Democrats to put public works plan up for vote
- Associated Press
- May 14, 2014 - 6:30 PM
ST. PAUL, Minn. — A high-stakes gamble shaped up Wednesday over construction borrowing in the Minnesota House, which is running short on time to move a signature bill through in the waning days of session.
Majority Democrats planned to put an $846 million public works plan up for a vote Thursday despite the lack of clear assurances enough Republican votes will be there. The bill requires 81 votes — 60 percent — to pass because it authorizes state debt. That means at least eight Republicans have to go along if all Democrats do.
Under an agreement between House and Senate DFL leaders, the revised bill includes $22 million for the Lewis and Clark water project in southern Minnesota, $100 million for affordable housing, $126 million for the state Capitol renovation and $14 million to develop the new state park at Lake Vermilion. Colleges get a large share for their building needs.

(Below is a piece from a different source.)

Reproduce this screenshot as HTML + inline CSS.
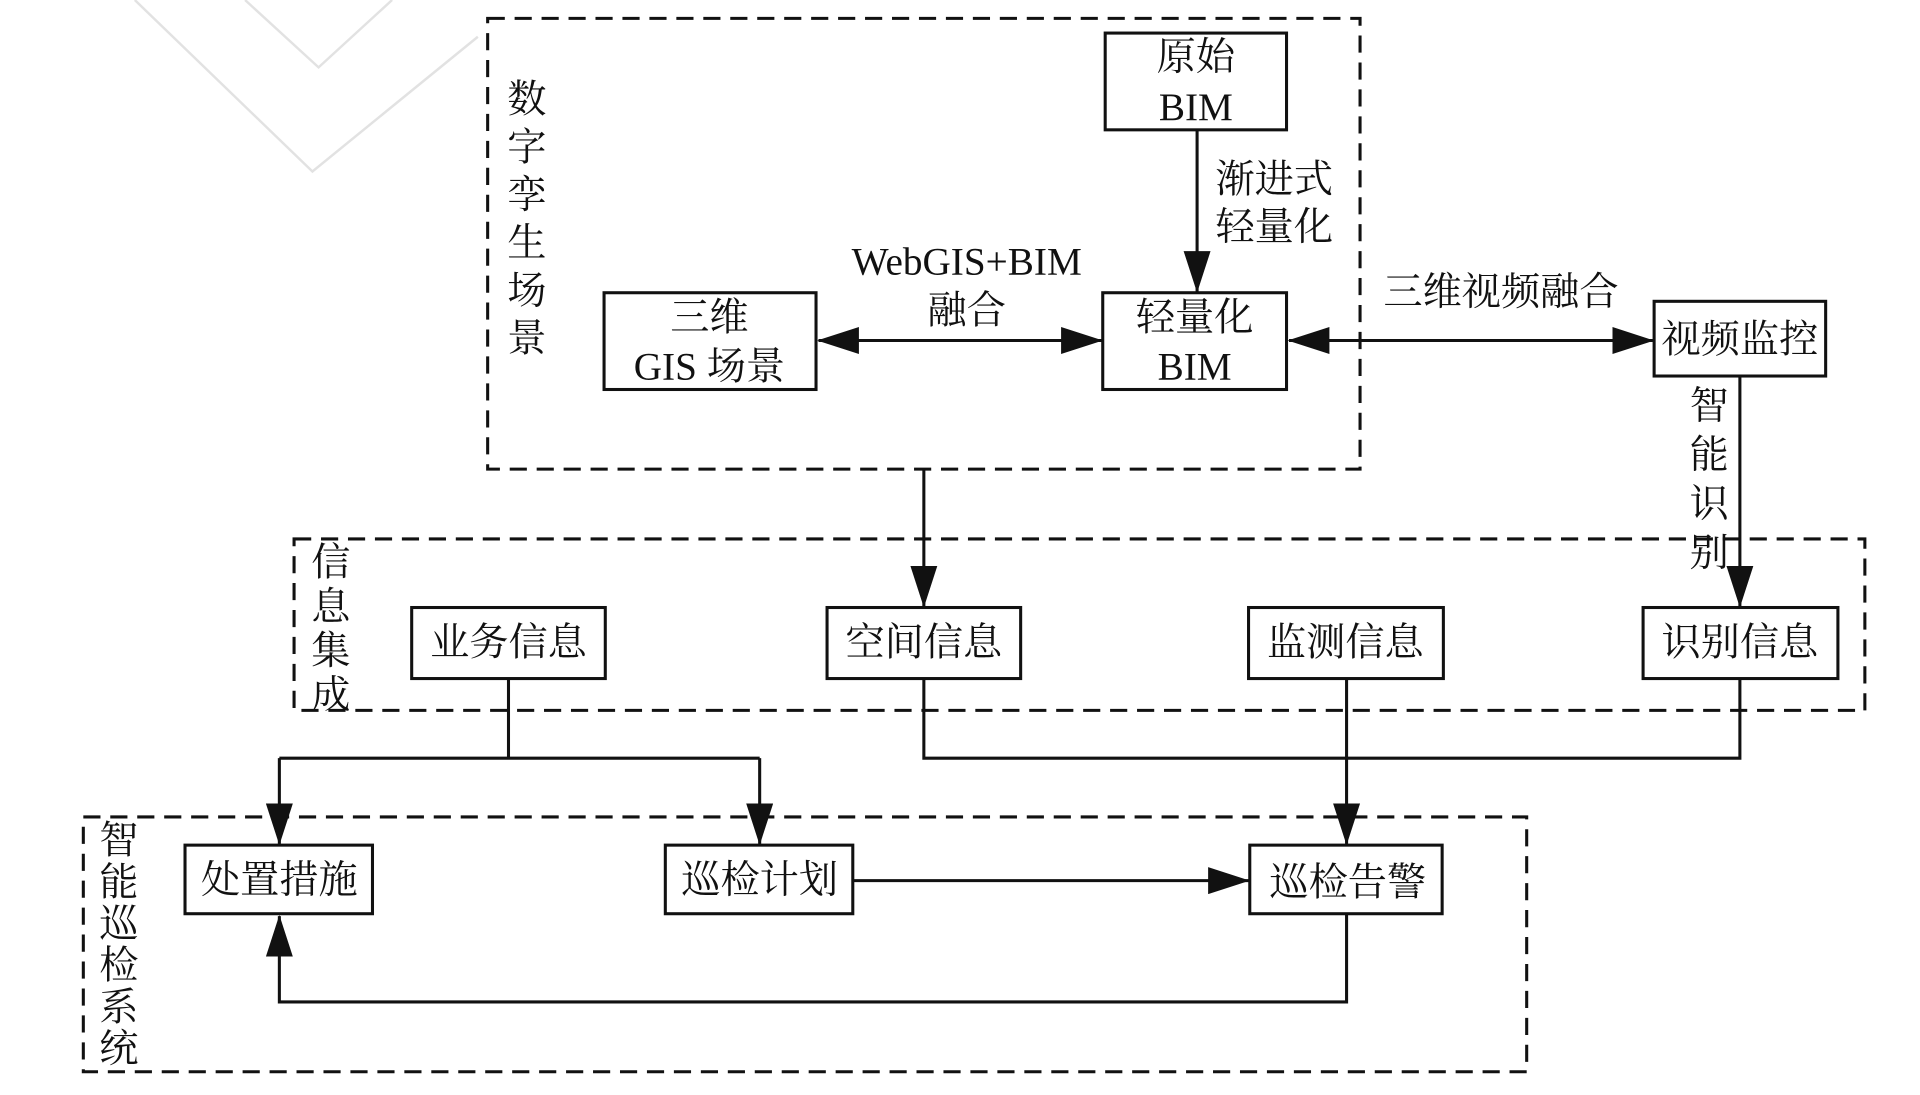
<!DOCTYPE html>
<html><head><meta charset="utf-8"><style>
html,body{margin:0;padding:0;background:#fff;width:1920px;height:1095px;overflow:hidden}
svg{display:block}
text{font-family:"Liberation Serif","Noto Serif CJK SC",serif;font-size:32px;fill:#111;text-anchor:middle}
</style></head><body>
<svg width="1920" height="1095" viewBox="0 0 1567 894" preserveAspectRatio="none" xmlns="http://www.w3.org/2000/svg">
<defs>
<marker id="b" markerWidth="34" markerHeight="22" refX="33" refY="11" orient="auto-start-reverse" markerUnits="userSpaceOnUse"><path d="M0,0 L34,11 L0,22 z" fill="#111"/></marker></defs>
<g stroke="#e2e2e2" stroke-width="2" fill="none">
<path d="M110,0 L255,140 L390,30"/><path d="M200,0 L260,55 L320,0"/></g>
<g fill="none" stroke="#111" stroke-width="2.5" stroke-dasharray="14,8">
<rect x="398" y="15" width="712" height="368"/>
<rect x="240" y="440" width="1282" height="140"/>
<rect x="68" y="667" width="1178" height="208"/>
</g>
<g fill="#fff" stroke="#111" stroke-width="2.5">
<rect x="902" y="27" width="148" height="79"/>
<rect x="493" y="239" width="173" height="79"/>
<rect x="900" y="239" width="150" height="79"/>
<rect x="1350" y="246" width="140" height="61"/>
<rect x="336" y="496" width="158" height="58"/>
<rect x="675" y="496" width="158" height="58"/>
<rect x="1019" y="496" width="159" height="58"/>
<rect x="1341" y="496" width="159" height="58"/>
<rect x="151" y="690" width="153" height="56"/>
<rect x="543" y="690" width="153" height="56"/>
<rect x="1020" y="690" width="157" height="56"/>
</g>
<g stroke="#111" stroke-width="2.5" fill="none">
<line x1="977" y1="106" x2="977" y2="238" marker-end="url(#b)"/>
<line x1="668" y1="278" x2="899" y2="278" marker-start="url(#b)" marker-end="url(#b)"/>
<line x1="1052" y1="278" x2="1349" y2="278" marker-start="url(#b)" marker-end="url(#b)"/>
<line x1="1420" y1="307" x2="1420" y2="495" marker-end="url(#b)"/>
<line x1="754" y1="383" x2="754" y2="495" marker-end="url(#b)"/>
<polyline points="415,554 415,619"/>
<polyline points="228,619 620,619"/>
<line x1="228" y1="619" x2="228" y2="689" marker-end="url(#b)"/>
<line x1="620" y1="619" x2="620" y2="689" marker-end="url(#b)"/>
<polyline points="754,554 754,619 1420,619 1420,554"/>
<line x1="1099" y1="554" x2="1099" y2="689" marker-end="url(#b)"/>
<line x1="696" y1="719" x2="1019" y2="719" marker-end="url(#b)"/>
<polyline points="1099,746 1099,818 228,818 228,748" marker-end="url(#b)"/>
</g>
<text x="976" y="57">原始</text><text x="976" y="98">BIM</text>
<text x="1040" y="157">渐进式</text><text x="1040" y="196">轻量化</text>
<text x="579" y="270">三维</text><text x="579" y="310">GIS 场景</text>
<text x="975" y="270">轻量化</text><text x="975" y="310">BIM</text>
<text x="789" y="224">WebGIS+BIM</text><text x="789" y="264">融合</text>
<text x="1225" y="249">三维视频融合</text>
<text x="1420" y="288">视频监控</text>
<g>
<text x="430" y="92">数</text><text x="430" y="131">字</text><text x="430" y="170">孪</text><text x="430" y="209">生</text><text x="430" y="248">场</text><text x="430" y="287">景</text>
<text x="1395" y="342">智</text><text x="1395" y="382">能</text><text x="1395" y="422">识</text><text x="1395" y="462">别</text>
<text x="270" y="470">信</text><text x="270" y="506">息</text><text x="270" y="542">集</text><text x="270" y="578">成</text>
<text x="97" y="697">智</text><text x="97" y="731">能</text><text x="97" y="765">巡</text><text x="97" y="799">检</text><text x="97" y="833">系</text><text x="97" y="867">统</text>
</g>
<text x="415" y="535">业务信息</text>
<text x="754" y="535">空间信息</text>
<text x="1098" y="535">监测信息</text>
<text x="1420" y="535">识别信息</text>
<text x="228" y="729">处置措施</text>
<text x="620" y="729">巡检计划</text>
<text x="1100" y="731">巡检告警</text>
</svg>
</body></html>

The bill won't repeal an upcoming fire sprinkler mandate for certain-sized homes after Gov. Mark Dayton warned such a clause would provoke a veto.

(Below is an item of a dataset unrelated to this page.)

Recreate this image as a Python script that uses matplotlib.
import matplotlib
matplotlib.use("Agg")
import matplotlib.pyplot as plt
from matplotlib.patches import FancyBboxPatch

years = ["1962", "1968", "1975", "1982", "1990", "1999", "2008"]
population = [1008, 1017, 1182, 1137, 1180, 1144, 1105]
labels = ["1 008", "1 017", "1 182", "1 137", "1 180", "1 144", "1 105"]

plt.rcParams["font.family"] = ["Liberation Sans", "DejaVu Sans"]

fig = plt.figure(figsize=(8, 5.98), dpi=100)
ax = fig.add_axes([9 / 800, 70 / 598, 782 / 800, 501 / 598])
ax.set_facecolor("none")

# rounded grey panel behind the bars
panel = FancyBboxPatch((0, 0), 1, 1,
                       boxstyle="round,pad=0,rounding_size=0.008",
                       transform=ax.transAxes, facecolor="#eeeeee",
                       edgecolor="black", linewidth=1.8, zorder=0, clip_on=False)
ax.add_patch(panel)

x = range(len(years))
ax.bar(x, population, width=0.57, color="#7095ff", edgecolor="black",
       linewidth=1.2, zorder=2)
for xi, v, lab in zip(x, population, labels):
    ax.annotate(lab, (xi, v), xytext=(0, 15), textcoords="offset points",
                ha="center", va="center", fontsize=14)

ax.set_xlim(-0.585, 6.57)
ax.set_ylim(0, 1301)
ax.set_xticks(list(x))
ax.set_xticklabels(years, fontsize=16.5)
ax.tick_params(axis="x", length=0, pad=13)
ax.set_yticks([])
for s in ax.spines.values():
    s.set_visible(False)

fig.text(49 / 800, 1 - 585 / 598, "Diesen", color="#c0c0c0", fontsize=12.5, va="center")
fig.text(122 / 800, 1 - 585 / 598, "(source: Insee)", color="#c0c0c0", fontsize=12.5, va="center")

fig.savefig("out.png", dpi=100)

House Minority Leader Kurt Daudt, R-Crown, said the GOP wants to at least double the amount for the Lewis and Clark drinking water project to extend a planned pipeline to more towns in the parched southwestern corner of the state.

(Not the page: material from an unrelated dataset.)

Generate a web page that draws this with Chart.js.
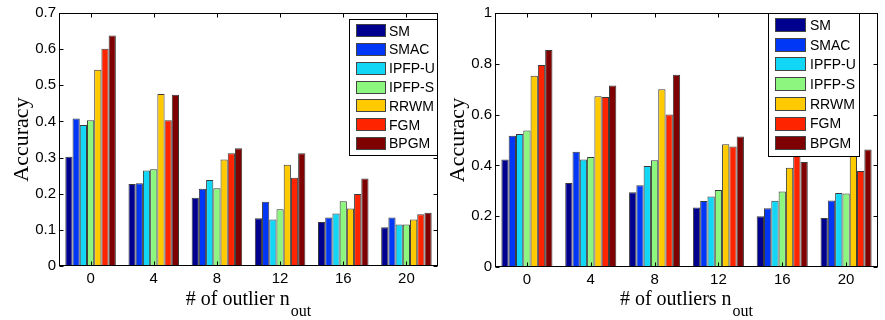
<!DOCTYPE html>
<html>
<head>
<meta charset="utf-8">
<script src="https://cdn.jsdelivr.net/npm/chart.js@4.4.1/dist/chart.umd.min.js"></script>
<style>
body{margin:0;background:#fff;}
#left{position:absolute;left:0;top:0;}
#right{position:absolute;left:445px;top:0;}
</style>
</head>
<body>
<canvas id="left" width="445" height="320"></canvas>
<canvas id="right" width="440" height="320"></canvas>
<script>
// categories and series names
const outliers = ["0", "4", "8", "12", "16", "20"];
const methods = ["SM", "SMAC", "IPFP-U", "IPFP-S", "RRWM", "FGM", "BPGM"];
const barColors = ["#00008f", "#0036f5", "#12d6f6", "#8cf67e", "#ffca00", "#ff2400", "#7e0000"];

// left panel - accuracy per method
const leftSM    = [0.302, 0.227, 0.189, 0.132, 0.122, 0.107];
const leftSMAC  = [0.408, 0.229, 0.214, 0.178, 0.134, 0.134];
const leftIPFPU = [0.390, 0.264, 0.238, 0.129, 0.145, 0.115];
const leftIPFPS = [0.403, 0.268, 0.215, 0.157, 0.179, 0.115];
const leftRRWM  = [0.543, 0.476, 0.295, 0.280, 0.159, 0.129];
const leftFGM   = [0.601, 0.403, 0.312, 0.244, 0.199, 0.143];
const leftBPGM  = [0.638, 0.474, 0.326, 0.312, 0.242, 0.147];

// right panel - accuracy per method
const rightSM    = [0.423, 0.331, 0.294, 0.234, 0.200, 0.193];
const rightSMAC  = [0.517, 0.454, 0.322, 0.260, 0.231, 0.262];
const rightIPFPU = [0.524, 0.423, 0.398, 0.278, 0.261, 0.291];
const rightIPFPS = [0.537, 0.433, 0.420, 0.303, 0.297, 0.289];
const rightRRWM  = [0.753, 0.672, 0.700, 0.483, 0.391, 0.440];
const rightFGM   = [0.795, 0.669, 0.600, 0.474, 0.460, 0.378];
const rightBPGM  = [0.854, 0.715, 0.757, 0.514, 0.413, 0.463];

const leftRows = [leftSM, leftSMAC, leftIPFPU, leftIPFPS, leftRRWM, leftFGM, leftBPGM];
const rightRows = [rightSM, rightSMAC, rightIPFPU, rightIPFPS, rightRRWM, rightFGM, rightBPGM];

// matlab style box, inward ticks, legend and titles
const matlabFrame = {
  id: "matlabFrame",
  afterDraw(chart, args, o) {
    const ctx = chart.ctx;
    const a = chart.chartArea;
    const xs = chart.scales.x, ys = chart.scales.y;
    ctx.save();
    ctx.strokeStyle = "#000";
    ctx.lineWidth = 1;

    const L = Math.round(a.left) + 0.5, R = Math.round(a.right) - 0.5;
    const T = Math.round(a.top) + 0.5, B = Math.round(a.bottom) - 0.5;
    ctx.beginPath();
    ys.ticks.forEach(t => {
      const py = Math.round(ys.getPixelForValue(t.value)) + 0.5;
      ctx.moveTo(L, py); ctx.lineTo(L + 4, py);
      ctx.moveTo(R, py); ctx.lineTo(R - 4, py);
    });
    xs.ticks.forEach((t, i) => {
      const px = Math.round(xs.getPixelForTick(i)) + 0.5;
      ctx.moveTo(px, B); ctx.lineTo(px, B - 4);
      ctx.moveTo(px, T); ctx.lineTo(px, T + 4);
    });
    ctx.stroke();
    ctx.strokeRect(L, T, R - L, B - T);

    // legend box
    const lg = o.legend;
    ctx.fillStyle = "#fff";
    ctx.fillRect(lg.x, lg.y, lg.w, lg.h);
    ctx.strokeRect(lg.x + 0.5, lg.y + 0.5, lg.w, lg.h);
    ctx.font = "14px 'Liberation Sans', Arial, sans-serif";
    ctx.textBaseline = "middle";
    ctx.textAlign = "left";
    chart.data.datasets.forEach((ds, i) => {
      const cy = lg.first + i * lg.step;
      ctx.fillStyle = ds.backgroundColor;
      ctx.fillRect(lg.sx, Math.round(cy - lg.sh / 2), lg.sw, lg.sh);
      ctx.strokeStyle = "#444";
      ctx.strokeRect(lg.sx + 0.5, Math.round(cy - lg.sh / 2) + 0.5, lg.sw - 1, lg.sh - 1);
      ctx.fillStyle = "#000";
      ctx.fillText(ds.label, lg.tx, cy + 1);
    });

    // x title with subscript
    ctx.fillStyle = "#000";
    ctx.textBaseline = "alphabetic";
    const mainFont = "20px 'Liberation Serif', 'Times New Roman', serif";
    const subFont = "16px 'Liberation Serif', 'Times New Roman', serif";
    ctx.font = mainFont;
    const w1 = ctx.measureText(o.xTitle).width;
    ctx.font = subFont;
    const w2 = ctx.measureText(o.xSub).width;
    const x0 = (a.left + a.right) / 2 - (w1 + 1 + w2) / 2;
    ctx.font = mainFont;
    ctx.fillText(o.xTitle, x0, o.xBase);
    ctx.font = subFont;
    ctx.fillText(o.xSub, x0 + w1 + 1, o.xBase + 11);

    // y title
    ctx.font = "22px 'Liberation Serif', 'Times New Roman', serif";
    ctx.translate(o.yBase, (a.top + a.bottom) / 2);
    ctx.rotate(-Math.PI / 2);
    ctx.textAlign = "center";
    ctx.fillText("Accuracy", 0, 0);
    ctx.restore();
  }
};

function makeChart(id, rows, opt) {
  const datasets = rows.map((vals, i) => ({
    label: methods[i],
    data: vals,
    backgroundColor: barColors[i],
    borderColor: "#3a3a3a",
    borderWidth: 1,
    categoryPercentage: 0.8,
    barPercentage: 1.0
  }));

  return new Chart(document.getElementById(id), {
    type: "bar",
    data: { labels: outliers, datasets: datasets },
    options: {
      responsive: false,
      animation: false,
      layout: { padding: { top: 13, right: opt.padRight, bottom: 0, left: 0 } },
      plugins: {
        legend: { display: false },
        tooltip: { enabled: false },
        matlabFrame: opt.frame
      },
      scales: {
        x: {
          grid: { display: false, drawTicks: false },
          border: { display: false },
          ticks: {
            color: "#000",
            padding: 4,
            font: { family: "'Liberation Sans', Arial, sans-serif", size: 15 }
          },
          afterFit: s => { s.height = opt.xHeight; }
        },
        y: {
          min: 0,
          max: opt.yMax,
          grid: { display: false, drawTicks: false },
          border: { display: false },
          ticks: {
            stepSize: opt.step,
            color: "#000",
            padding: 3,
            font: { family: "'Liberation Sans', Arial, sans-serif", size: 15 },
            callback: v => String(+v.toFixed(1))
          },
          afterFit: s => { s.width = opt.yWidth; }
        }
      }
    },
    plugins: [matlabFrame]
  });
}

makeChart("left", leftRows, {
  yMax: 0.7, step: 0.1, padRight: 7, xHeight: 54, yWidth: 59,
  frame: {
    legend: { x: 349, y: 19, w: 88, h: 136, sx: 356, sw: 30, sh: 13, tx: 389, first: 30.7, step: 18.8 },
    xTitle: "# of outlier n", xSub: "out", xBase: 305, yBase: 28
  }
});

makeChart("right", rightRows, {
  yMax: 1, step: 0.2, padRight: 7, xHeight: 53, yWidth: 50,
  frame: {
    legend: { x: 323, y: 13, w: 91, h: 143, sx: 330, sw: 31, sh: 14, tx: 365, first: 25, step: 19.7 },
    xTitle: "# of outliers n", xSub: "out", xBase: 305, yBase: 19
  }
});
</script>
</body>
</html>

"We feel like that project is far more important than some things currently funded in their proposals," Daudt said. "If it stays exactly as it is, it won't have enough votes to pass."
Sunday is the final day lawmakers can pass bills, but they need time to push bills through the normal channels.
Legislative leaders were hoping for a pre-arranged deal, but those talks have faltered. They were building off a handshake deal last year on the size, which is meant to keep borrowing under $1 billion for the two years. Republicans were also promised they'd get to direct a share of the money.
House Capital Investment Committee Chairwoman Alice Hausman, DFL-St. Paul, said she has accommodated that request.
"We have far more — far more — not only number of projects but dollar amounts for Republicans in this bill than last year," Hausman said. "So we have exceeded the deal."
A separate $200 million package that pays for additional projects in cash from a state surplus doesn't need Republican backing to advance.